(Records from a data collection)
%%

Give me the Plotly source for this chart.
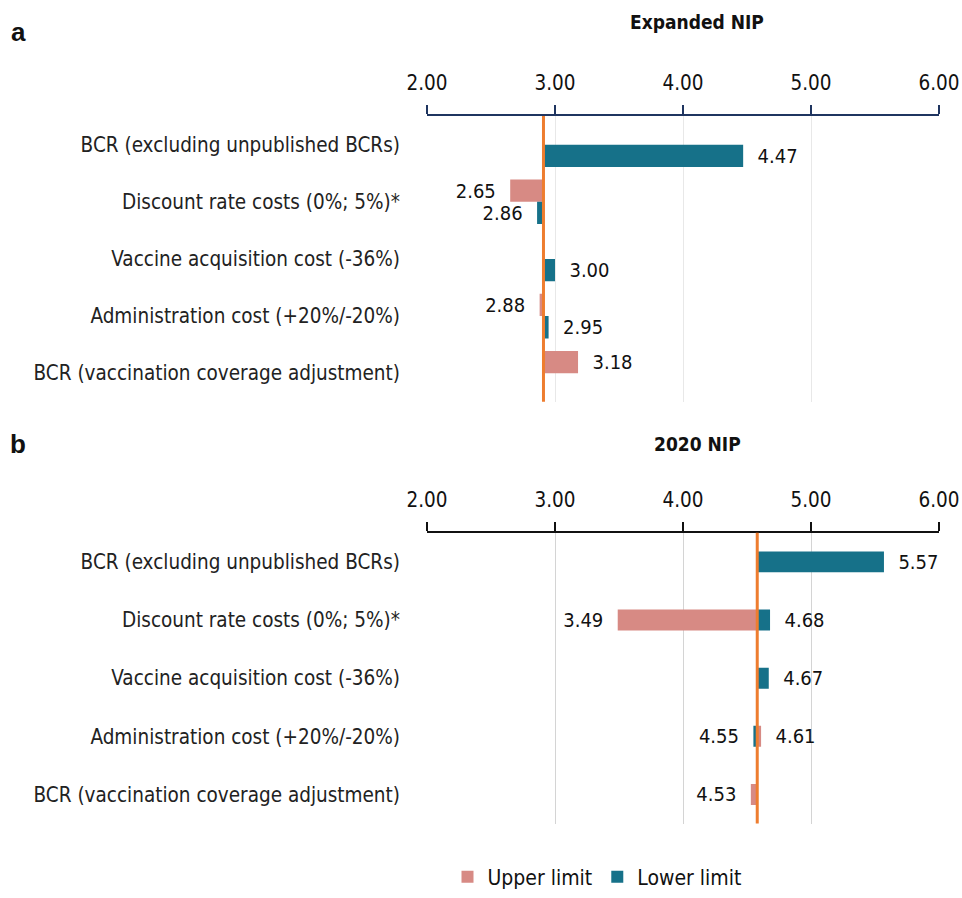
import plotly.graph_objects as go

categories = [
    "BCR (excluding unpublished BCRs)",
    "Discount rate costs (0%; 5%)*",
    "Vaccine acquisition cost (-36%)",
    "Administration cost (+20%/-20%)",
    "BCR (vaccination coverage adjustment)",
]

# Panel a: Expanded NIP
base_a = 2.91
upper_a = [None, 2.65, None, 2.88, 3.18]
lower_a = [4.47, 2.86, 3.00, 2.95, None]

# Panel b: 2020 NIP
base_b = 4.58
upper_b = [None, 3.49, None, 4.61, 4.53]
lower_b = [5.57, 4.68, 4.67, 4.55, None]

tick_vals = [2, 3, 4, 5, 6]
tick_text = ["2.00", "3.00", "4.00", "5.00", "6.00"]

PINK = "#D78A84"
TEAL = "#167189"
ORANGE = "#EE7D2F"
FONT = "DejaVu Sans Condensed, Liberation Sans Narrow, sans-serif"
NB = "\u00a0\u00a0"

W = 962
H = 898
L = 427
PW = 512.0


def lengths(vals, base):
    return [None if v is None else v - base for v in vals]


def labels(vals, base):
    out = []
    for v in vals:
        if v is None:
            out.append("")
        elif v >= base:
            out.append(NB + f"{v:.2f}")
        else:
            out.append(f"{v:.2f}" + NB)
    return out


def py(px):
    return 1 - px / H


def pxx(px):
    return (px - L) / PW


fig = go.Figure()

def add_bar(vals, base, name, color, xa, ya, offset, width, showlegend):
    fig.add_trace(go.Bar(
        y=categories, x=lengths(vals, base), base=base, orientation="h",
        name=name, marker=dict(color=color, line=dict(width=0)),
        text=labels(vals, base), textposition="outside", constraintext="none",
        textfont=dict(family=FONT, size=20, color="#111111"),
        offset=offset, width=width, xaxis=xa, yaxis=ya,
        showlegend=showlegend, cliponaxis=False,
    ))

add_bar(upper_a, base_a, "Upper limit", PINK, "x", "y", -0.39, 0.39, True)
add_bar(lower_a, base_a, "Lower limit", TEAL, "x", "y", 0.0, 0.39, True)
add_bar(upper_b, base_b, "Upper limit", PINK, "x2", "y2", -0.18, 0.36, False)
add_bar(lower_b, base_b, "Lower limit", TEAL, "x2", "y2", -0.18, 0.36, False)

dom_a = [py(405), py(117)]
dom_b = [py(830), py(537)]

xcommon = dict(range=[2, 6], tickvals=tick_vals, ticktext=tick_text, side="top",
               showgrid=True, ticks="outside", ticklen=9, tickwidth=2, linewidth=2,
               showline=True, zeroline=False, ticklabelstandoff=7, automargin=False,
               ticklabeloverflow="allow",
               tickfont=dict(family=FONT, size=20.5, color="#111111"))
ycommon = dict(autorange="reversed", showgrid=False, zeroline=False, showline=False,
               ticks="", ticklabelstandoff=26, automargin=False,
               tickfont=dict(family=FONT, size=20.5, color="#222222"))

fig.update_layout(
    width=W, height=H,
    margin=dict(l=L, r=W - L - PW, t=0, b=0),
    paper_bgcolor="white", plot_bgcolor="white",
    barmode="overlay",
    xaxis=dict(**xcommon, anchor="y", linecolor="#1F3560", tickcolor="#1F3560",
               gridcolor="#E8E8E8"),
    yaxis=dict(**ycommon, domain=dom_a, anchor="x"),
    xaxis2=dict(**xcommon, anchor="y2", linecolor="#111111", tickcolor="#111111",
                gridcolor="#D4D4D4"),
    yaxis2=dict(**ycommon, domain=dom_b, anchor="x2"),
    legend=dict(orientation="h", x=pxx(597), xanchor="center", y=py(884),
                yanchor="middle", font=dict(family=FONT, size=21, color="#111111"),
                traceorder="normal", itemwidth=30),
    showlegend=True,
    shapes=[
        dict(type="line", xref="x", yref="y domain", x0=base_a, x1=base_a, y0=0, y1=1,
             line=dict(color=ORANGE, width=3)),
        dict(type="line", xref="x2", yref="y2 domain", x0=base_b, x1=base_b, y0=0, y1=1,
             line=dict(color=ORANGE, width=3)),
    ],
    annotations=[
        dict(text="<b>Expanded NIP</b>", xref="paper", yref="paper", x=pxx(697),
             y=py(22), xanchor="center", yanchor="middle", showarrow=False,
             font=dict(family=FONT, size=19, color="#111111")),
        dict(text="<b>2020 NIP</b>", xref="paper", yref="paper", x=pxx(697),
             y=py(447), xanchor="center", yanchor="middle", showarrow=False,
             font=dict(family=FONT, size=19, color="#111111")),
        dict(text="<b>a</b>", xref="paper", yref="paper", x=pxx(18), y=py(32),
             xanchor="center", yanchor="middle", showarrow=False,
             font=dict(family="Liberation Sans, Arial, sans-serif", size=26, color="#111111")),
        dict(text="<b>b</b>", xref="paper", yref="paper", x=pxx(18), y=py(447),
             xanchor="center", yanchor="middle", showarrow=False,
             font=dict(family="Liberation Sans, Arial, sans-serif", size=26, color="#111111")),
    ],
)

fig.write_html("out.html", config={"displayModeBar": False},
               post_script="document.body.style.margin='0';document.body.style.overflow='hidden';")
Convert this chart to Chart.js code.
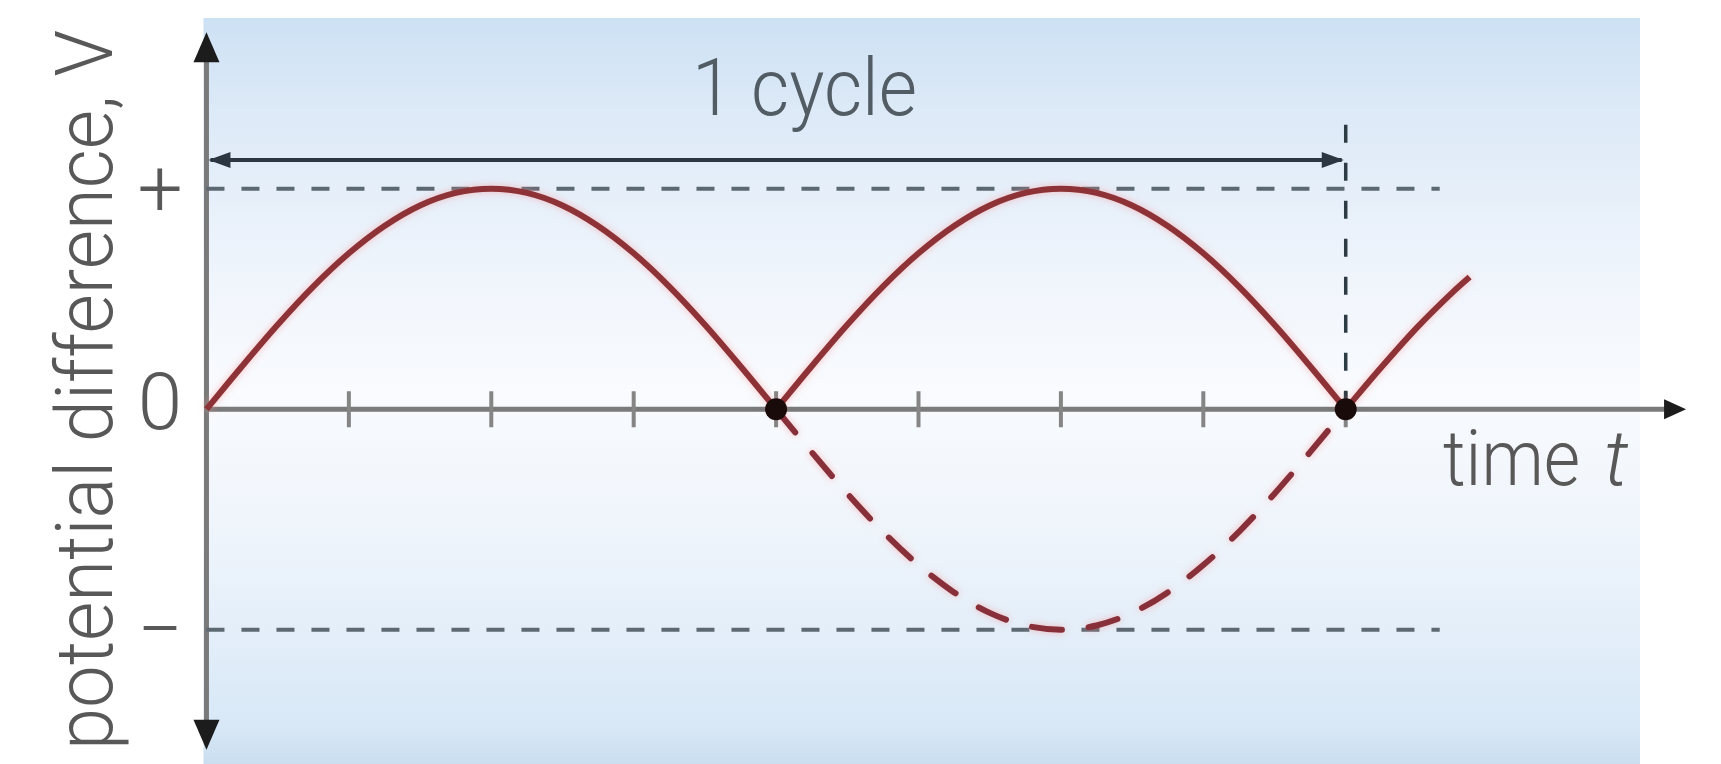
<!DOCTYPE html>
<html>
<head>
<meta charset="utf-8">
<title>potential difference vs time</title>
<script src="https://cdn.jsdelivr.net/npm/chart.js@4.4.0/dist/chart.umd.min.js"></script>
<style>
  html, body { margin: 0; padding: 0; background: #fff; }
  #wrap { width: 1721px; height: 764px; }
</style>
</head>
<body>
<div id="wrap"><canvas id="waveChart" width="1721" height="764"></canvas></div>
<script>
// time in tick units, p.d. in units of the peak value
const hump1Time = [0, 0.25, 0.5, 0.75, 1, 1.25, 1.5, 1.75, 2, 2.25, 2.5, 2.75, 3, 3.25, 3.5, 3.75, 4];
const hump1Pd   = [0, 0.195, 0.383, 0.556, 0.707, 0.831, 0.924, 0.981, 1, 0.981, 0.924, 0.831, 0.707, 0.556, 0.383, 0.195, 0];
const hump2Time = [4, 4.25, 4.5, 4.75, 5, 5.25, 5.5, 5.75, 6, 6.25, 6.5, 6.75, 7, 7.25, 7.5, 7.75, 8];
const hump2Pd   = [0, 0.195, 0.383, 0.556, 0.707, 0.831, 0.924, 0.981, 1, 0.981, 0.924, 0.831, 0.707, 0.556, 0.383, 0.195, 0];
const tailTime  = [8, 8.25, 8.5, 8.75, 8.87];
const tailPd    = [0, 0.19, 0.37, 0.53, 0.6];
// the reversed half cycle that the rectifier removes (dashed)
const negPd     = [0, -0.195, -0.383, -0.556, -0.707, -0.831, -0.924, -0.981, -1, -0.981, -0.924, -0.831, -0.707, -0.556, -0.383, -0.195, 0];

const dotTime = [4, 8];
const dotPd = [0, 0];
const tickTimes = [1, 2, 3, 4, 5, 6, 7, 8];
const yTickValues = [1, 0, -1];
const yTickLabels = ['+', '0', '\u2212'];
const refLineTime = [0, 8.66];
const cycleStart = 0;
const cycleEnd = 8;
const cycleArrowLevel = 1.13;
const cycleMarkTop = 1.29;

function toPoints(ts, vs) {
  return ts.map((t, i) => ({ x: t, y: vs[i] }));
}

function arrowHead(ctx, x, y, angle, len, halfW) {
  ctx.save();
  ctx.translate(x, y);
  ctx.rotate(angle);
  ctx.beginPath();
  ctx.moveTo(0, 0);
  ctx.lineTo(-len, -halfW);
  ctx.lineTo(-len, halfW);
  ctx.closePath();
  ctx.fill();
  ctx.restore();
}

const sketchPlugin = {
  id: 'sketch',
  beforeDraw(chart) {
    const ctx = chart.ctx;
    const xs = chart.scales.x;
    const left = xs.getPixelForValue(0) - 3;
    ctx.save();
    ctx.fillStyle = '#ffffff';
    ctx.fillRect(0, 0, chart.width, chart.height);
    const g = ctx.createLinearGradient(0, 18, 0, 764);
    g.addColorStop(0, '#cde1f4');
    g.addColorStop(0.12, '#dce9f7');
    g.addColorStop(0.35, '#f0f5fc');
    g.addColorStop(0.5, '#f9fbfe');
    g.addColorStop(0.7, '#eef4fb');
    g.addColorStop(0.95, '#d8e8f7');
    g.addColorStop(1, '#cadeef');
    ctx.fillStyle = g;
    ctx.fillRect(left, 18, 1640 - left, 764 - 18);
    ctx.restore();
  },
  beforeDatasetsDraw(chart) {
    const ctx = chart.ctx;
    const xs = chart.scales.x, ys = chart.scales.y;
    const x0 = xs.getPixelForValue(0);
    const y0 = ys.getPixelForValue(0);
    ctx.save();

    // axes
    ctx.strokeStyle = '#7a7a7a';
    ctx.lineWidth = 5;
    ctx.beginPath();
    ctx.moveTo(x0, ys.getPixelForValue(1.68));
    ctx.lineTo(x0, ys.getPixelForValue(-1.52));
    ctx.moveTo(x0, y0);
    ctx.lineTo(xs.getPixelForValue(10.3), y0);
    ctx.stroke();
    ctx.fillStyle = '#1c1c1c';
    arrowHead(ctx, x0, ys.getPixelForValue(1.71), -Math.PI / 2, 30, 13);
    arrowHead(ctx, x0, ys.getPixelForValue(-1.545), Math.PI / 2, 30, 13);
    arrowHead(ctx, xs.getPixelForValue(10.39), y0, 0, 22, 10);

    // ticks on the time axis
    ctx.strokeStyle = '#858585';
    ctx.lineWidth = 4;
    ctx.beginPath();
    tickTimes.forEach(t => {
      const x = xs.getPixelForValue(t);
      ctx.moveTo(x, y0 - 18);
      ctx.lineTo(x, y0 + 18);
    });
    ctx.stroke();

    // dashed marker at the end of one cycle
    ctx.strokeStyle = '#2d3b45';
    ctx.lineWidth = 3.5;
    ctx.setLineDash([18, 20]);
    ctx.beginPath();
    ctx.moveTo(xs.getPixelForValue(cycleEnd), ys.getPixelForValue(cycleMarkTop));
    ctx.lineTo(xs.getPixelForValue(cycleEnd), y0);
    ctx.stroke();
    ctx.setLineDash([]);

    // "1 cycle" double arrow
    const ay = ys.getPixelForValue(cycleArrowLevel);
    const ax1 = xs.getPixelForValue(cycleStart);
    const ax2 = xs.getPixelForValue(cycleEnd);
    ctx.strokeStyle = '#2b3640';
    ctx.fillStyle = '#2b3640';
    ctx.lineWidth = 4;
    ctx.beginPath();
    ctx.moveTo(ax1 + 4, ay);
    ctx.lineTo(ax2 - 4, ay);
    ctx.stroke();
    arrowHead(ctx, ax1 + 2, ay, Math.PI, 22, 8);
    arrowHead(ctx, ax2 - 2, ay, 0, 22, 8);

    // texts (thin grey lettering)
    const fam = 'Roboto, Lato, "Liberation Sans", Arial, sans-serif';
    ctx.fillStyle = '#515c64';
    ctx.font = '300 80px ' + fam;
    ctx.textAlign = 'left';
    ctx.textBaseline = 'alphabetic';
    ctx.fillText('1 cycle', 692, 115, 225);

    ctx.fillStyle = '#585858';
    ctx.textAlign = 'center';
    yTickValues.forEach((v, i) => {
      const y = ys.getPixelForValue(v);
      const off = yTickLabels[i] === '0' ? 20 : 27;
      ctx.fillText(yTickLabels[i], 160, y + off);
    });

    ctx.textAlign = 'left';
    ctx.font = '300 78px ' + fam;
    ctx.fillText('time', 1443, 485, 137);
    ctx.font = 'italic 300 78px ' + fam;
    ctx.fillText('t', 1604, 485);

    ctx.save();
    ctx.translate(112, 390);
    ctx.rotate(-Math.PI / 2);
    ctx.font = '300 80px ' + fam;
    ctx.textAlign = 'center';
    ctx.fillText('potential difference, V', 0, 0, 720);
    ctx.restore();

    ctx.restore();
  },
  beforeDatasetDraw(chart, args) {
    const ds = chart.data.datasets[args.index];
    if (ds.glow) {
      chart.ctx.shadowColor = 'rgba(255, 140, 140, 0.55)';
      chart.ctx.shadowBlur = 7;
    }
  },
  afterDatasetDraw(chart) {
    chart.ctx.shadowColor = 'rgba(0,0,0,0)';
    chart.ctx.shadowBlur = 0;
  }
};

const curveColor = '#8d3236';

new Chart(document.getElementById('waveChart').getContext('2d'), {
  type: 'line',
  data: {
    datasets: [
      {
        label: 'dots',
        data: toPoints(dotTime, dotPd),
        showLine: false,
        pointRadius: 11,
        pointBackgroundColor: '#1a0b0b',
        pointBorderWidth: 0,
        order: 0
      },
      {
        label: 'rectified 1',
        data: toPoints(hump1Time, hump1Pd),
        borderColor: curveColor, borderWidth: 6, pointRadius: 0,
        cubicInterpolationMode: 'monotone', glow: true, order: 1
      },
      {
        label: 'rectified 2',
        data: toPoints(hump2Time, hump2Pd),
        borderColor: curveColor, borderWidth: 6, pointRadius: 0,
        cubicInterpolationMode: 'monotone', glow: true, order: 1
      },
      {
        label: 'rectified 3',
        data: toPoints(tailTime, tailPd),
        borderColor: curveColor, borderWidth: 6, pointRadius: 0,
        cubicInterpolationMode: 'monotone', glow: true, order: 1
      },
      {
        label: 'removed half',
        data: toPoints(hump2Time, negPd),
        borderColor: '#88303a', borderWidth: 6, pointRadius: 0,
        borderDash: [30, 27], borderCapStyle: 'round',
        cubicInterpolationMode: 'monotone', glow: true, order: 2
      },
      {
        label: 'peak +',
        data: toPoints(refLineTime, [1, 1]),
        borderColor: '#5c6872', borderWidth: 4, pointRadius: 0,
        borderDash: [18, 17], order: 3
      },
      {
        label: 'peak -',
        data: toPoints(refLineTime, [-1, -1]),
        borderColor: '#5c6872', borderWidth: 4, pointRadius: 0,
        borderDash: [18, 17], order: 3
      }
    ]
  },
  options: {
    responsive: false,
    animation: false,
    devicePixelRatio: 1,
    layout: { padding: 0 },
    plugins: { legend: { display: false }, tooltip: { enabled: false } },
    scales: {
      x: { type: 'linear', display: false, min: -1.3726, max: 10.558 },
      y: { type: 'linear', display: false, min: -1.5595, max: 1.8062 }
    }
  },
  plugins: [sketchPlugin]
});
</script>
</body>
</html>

%%

**Exercise**
Restate, line by line and word for word, everything from the top of the material through the line that contains "import plotly.graph_objects as go". Leave pictures out.

**Response below**
Give me the Plotly source for this chart.
import plotly.graph_objects as go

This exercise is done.